満足度★★★★
SNSが人を殺す・・・そこには「土蜘蛛」という大妖怪が潜むという設定。現在社会の問題を蜘蛛の巣(Web)というキーワードで妖怪と絡めた着想は素晴らしいし、オープニングの平安時代のシーンも、おっ~と目がひきつけられました。
ちょっと見終わって残念だったのは、海賊風のコメディータッチの登場人物が出てきたかと思えば、大きな悩みを抱えるシリアスな登場人物が出てきたり、ふんどし姿のイケメン二人組が出てきたかと思えば、おどろおどろしいメイクの土蜘蛛が出てきたりと、サスペンス・ミステリー・コメディーとちょっと欲張りすぎた感じで、ぼ~っと生きている私にとっては、まとまりがなく方向性がよくわからなかったかな~という印象。(ただ、様々な要素があったおかげで、舞台にメリハリがあったとも言えますが)
個人的には、二人の警備員の方の面白い掛け合いや、新人警備員の方の迷いやさりげない優しさのようなものが、直接ストーリーには関係はありませんが、印象深いシーンでした。

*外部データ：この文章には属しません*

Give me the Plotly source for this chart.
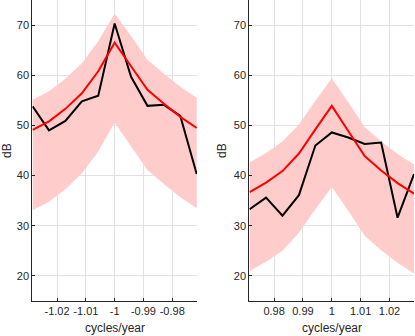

この劇団の公演の運営として面白いと思ったのは、ポチ袋による投票システム。気にいったキャストの投票箱に入場時にもらったポチ袋を投票することで投票数に応じて役者のギャラがアップすると同時に、ポチ袋に直接応援の気持ちをおひねりとして入れることもできるシステムだとか。通常は集客数だけでギャラが決まる小劇場メインの劇団の舞台、舞台での演技で客を引き付けることができればギャラが自然とアップ…というのはすごく正常で自然な仕組みかと。ちょっとやり過ぎるといやらしい感じになる懸念はありますが、ポケットに入っている小銭程度をポチ袋に入れる程度であれば、だれでもちょっと気になったキャストを応援しようという気持ちになるのでは。単なるアンケートの「お気に入りのキャストは?」より、直接好きなキャストを金銭的に応援できるという意味でとても面白いなと思いました。